WHAT IS BEING ASKED:
Return the material exactly, first line through the line containing "(extract) -- (attrcur);", and nothing more. Pictures stay out.

(Source records)
# # #

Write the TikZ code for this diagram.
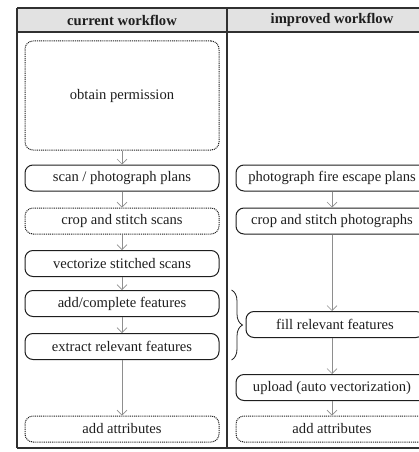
\documentclass[tikz,border=0pt]{standalone}
\usepackage{fontspec}
\setmainfont{Liberation Serif}
\usetikzlibrary{arrows.meta,decorations.pathreplacing}
\definecolor{ink}{HTML}{1E1E1E}
\definecolor{rule}{HTML}{303030}
\definecolor{head}{HTML}{E2E2E2}
\definecolor{flow}{HTML}{8E8E8E}

\tikzset{
  stepbox/.style={draw=ink,line width=1pt,rounded corners=8pt,
                  minimum height=26pt,inner sep=0pt,text=ink},
  optbox/.style={stepbox,dash pattern=on 1pt off .9pt,line width=1pt},
  flowarrow/.style={-{Straight Barb[length=5pt,width=10pt]},flow,line width=.6pt},
}

\begin{document}
\begin{tikzpicture}[x=1pt,y=-1pt,font=\fontsize{14.6}{17}\selectfont]
  \useasboundingbox (0,0) rectangle (419,452);

  % table frame and header row
  \fill[head] (17,8) rectangle (440,32);
  \draw[rule,line width=1.2pt] (17,8) -- (440,8);
  \draw[rule,line width=1.2pt] (17,32) -- (440,32);
  \draw[rule,line width=1.2pt] (17,448) -- (440,448);
  \draw[rule,line width=1.2pt] (17,8) -- (17,448);
  \draw[rule,line width=1.2pt] (227,8) -- (227,448);
  \node[font=\fontsize{14.6}{17}\selectfont\bfseries,text=ink] (headcur) at (122,20) {current workflow};
  \node[font=\fontsize{14.6}{17}\selectfont\bfseries,text=ink] (headimp) at (332,20) {improved workflow};

  % current workflow
  \node[optbox,minimum width=194pt,minimum height=109pt] (obtain) at (122,95.5) {obtain permission};
  \node[stepbox,minimum width=194pt] (scan) at (122,178) {scan / photograph plans};
  \node[optbox,minimum width=194pt] (cropscan) at (122,221) {crop and stitch scans};
  \node[stepbox,minimum width=194pt] (vector) at (122,263.5) {vectorize stitched scans};
  \node[stepbox,minimum width=194pt] (addfeat) at (122,303.5) {add/complete features};
  \node[stepbox,minimum width=194pt] (extract) at (122,346.5) {extract relevant features};
  \node[optbox,minimum width=194pt] (attrcur) at (122,429) {add attributes};

  \draw[flowarrow] (obtain) -- (scan);
  \draw[flowarrow] (scan) -- (cropscan);
  \draw[flowarrow] (cropscan) -- (vector);
  \draw[flowarrow] (vector) -- (addfeat);
  \draw[flowarrow] (addfeat) -- (extract);
  \draw[flowarrow] (extract) -- (attrcur);

  % improved workflow
  \node[stepbox,minimum width=192pt] (photo) at (332,178) {photograph fire escape plans};
  \node[stepbox,minimum width=192pt] (cropphoto) at (332,221) {crop and stitch photographs};
  \node[stepbox,minimum width=178pt] (fill) at (335,324.5) {fill relevant features};
  \node[stepbox,minimum width=192pt] (upload) at (332,387.5) {upload (auto vectorization)};
  \node[optbox,minimum width=192pt] (attrimp) at (332,429) {add attributes};

  \draw[flowarrow] (photo) -- (cropphoto);
  \draw[flowarrow] (cropphoto.south) -- (cropphoto.south |- fill.north);
  \draw[flowarrow] (fill.south -| upload.north) -- (upload.north);
  \draw[flowarrow] (upload) -- (attrimp);

  % both manual steps become one
  \draw[ink,line width=.8pt,decorate,decoration={brace,amplitude=11pt}]
    ([xshift=12pt]addfeat.north east) -- ([xshift=12pt]extract.south east);
\end{tikzpicture}
\end{document}
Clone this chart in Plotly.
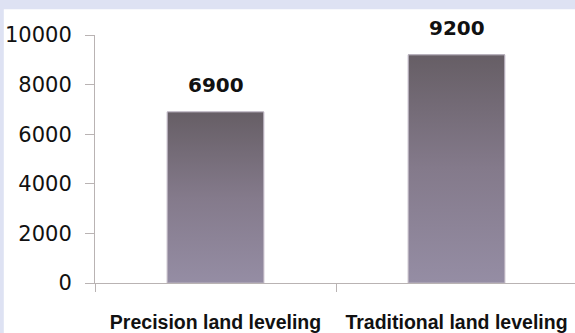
import plotly.graph_objects as go

categories = ["Precision land leveling", "Traditional land leveling"]
values = [6900, 9200]
y_ticks = [0, 2000, 4000, 6000, 8000, 10000]
y_tick_labels = ["0", "2000", "4000", "6000", "8000", "10000"]

BAR_W = 0.4
xs = list(range(len(categories)))

fig = go.Figure()

# base bars
fig.add_trace(go.Bar(
    x=xs, y=values, width=BAR_W,
    marker=dict(color="#857b8c", line=dict(color="#bdb6c2", width=1)),
    hoverinfo="skip", showlegend=False,
))

# gradient overlay per bar (derived from data)
for i, v in zip(xs, values):
    fig.add_trace(go.Scatter(
        x=[i - BAR_W / 2, i + BAR_W / 2, i + BAR_W / 2, i - BAR_W / 2, i - BAR_W / 2],
        y=[0, 0, v, v, 0],
        mode="lines", fill="toself",
        fillgradient=dict(type="vertical",
                          colorscale=[[0, "#958da4"], [0.5, "#847a8b"], [1, "#665e65"]]),
        line=dict(color="#bdb6c2", width=1),
        hoverinfo="skip", showlegend=False,
    ))

for i, v in zip(xs, values):
    fig.add_annotation(x=i, y=v, text=f"<b>{v}</b>", showarrow=False,
                       yanchor="bottom", yshift=13,
                       font=dict(family="DejaVu Sans", size=20, color="#111111"))

fig.add_shape(type="rect", xref="paper", yref="paper",
              x0=-0.19, x1=1.05, y0=-0.4, y1=1.104,
              fillcolor="white", line=dict(width=0), layer="below")

fig.update_layout(
    width=575, height=333,
    margin=dict(l=95, r=0, t=35, b=48),
    paper_bgcolor="#dee2f3", plot_bgcolor="white",
    bargap=0.6,
    xaxis=dict(
        range=[-0.5, 1.5 - 2 / 241],
        tickvals=xs, ticktext=[f"<b>{c}</b>" for c in categories],
        ticks="", showgrid=False, zeroline=False,
        showline=True, linecolor="#b9b3b3", linewidth=1,
        tickfont=dict(family="Liberation Sans", size=19.5, color="#111111"),
        ticklabelstandoff=22,
        minor=dict(tickvals=[-0.5, 0.5, 1.5], ticks="outside", ticklen=8,
                   tickcolor="#b9b3b3", tickwidth=1, showgrid=False),
    ),
    yaxis=dict(
        range=[0, 10000], tickvals=y_ticks, ticktext=y_tick_labels,
        ticks="outside", ticklen=9, tickcolor="#b9b3b3", tickwidth=1,
        showgrid=False, zeroline=False,
        showline=True, linecolor="#b9b3b3", linewidth=1,
        tickfont=dict(family="DejaVu Sans", size=21, color="#111111"),
        ticklabelstandoff=9,
    ),
)

fig.write_html("out.html")
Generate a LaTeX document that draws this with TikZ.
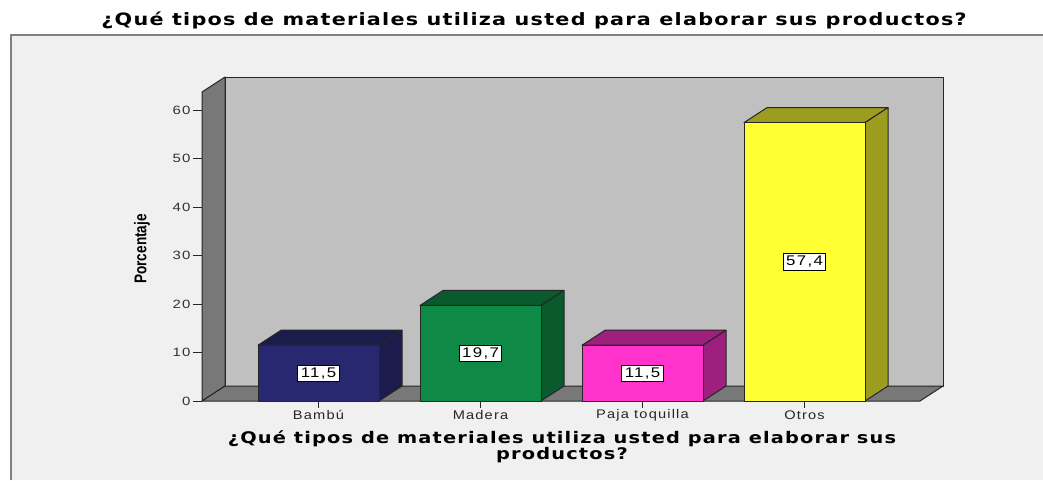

# # #

THE REPLY:
Write the TikZ code for this diagram.
\documentclass[tikz,border=0pt]{standalone}
\usepackage{fontspec}
\setmainfont{Liberation Serif}
\usetikzlibrary{arrows.meta,decorations.pathreplacing}
\definecolor{ink}{HTML}{1E1E1E}
\definecolor{rule}{HTML}{303030}
\definecolor{head}{HTML}{E2E2E2}
\definecolor{flow}{HTML}{8E8E8E}

\tikzset{
  stepbox/.style={draw=ink,line width=1pt,rounded corners=8pt,
                  minimum height=26pt,inner sep=0pt,text=ink},
  optbox/.style={stepbox,dash pattern=on 1pt off .9pt,line width=1pt},
  flowarrow/.style={-{Straight Barb[length=5pt,width=10pt]},flow,line width=.6pt},
}

\begin{document}
\begin{tikzpicture}[x=1pt,y=-1pt,font=\fontsize{14.6}{17}\selectfont]
  \useasboundingbox (0,0) rectangle (419,452);

  % table frame and header row
  \fill[head] (17,8) rectangle (440,32);
  \draw[rule,line width=1.2pt] (17,8) -- (440,8);
  \draw[rule,line width=1.2pt] (17,32) -- (440,32);
  \draw[rule,line width=1.2pt] (17,448) -- (440,448);
  \draw[rule,line width=1.2pt] (17,8) -- (17,448);
  \draw[rule,line width=1.2pt] (227,8) -- (227,448);
  \node[font=\fontsize{14.6}{17}\selectfont\bfseries,text=ink] (headcur) at (122,20) {current workflow};
  \node[font=\fontsize{14.6}{17}\selectfont\bfseries,text=ink] (headimp) at (332,20) {improved workflow};

  % current workflow
  \node[optbox,minimum width=194pt,minimum height=109pt] (obtain) at (122,95.5) {obtain permission};
  \node[stepbox,minimum width=194pt] (scan) at (122,178) {scan / photograph plans};
  \node[optbox,minimum width=194pt] (cropscan) at (122,221) {crop and stitch scans};
  \node[stepbox,minimum width=194pt] (vector) at (122,263.5) {vectorize stitched scans};
  \node[stepbox,minimum width=194pt] (addfeat) at (122,303.5) {add/complete features};
  \node[stepbox,minimum width=194pt] (extract) at (122,346.5) {extract relevant features};
  \node[optbox,minimum width=194pt] (attrcur) at (122,429) {add attributes};

  \draw[flowarrow] (obtain) -- (scan);
  \draw[flowarrow] (scan) -- (cropscan);
  \draw[flowarrow] (cropscan) -- (vector);
  \draw[flowarrow] (vector) -- (addfeat);
  \draw[flowarrow] (addfeat) -- (extract);
  \draw[flowarrow] (extract) -- (attrcur);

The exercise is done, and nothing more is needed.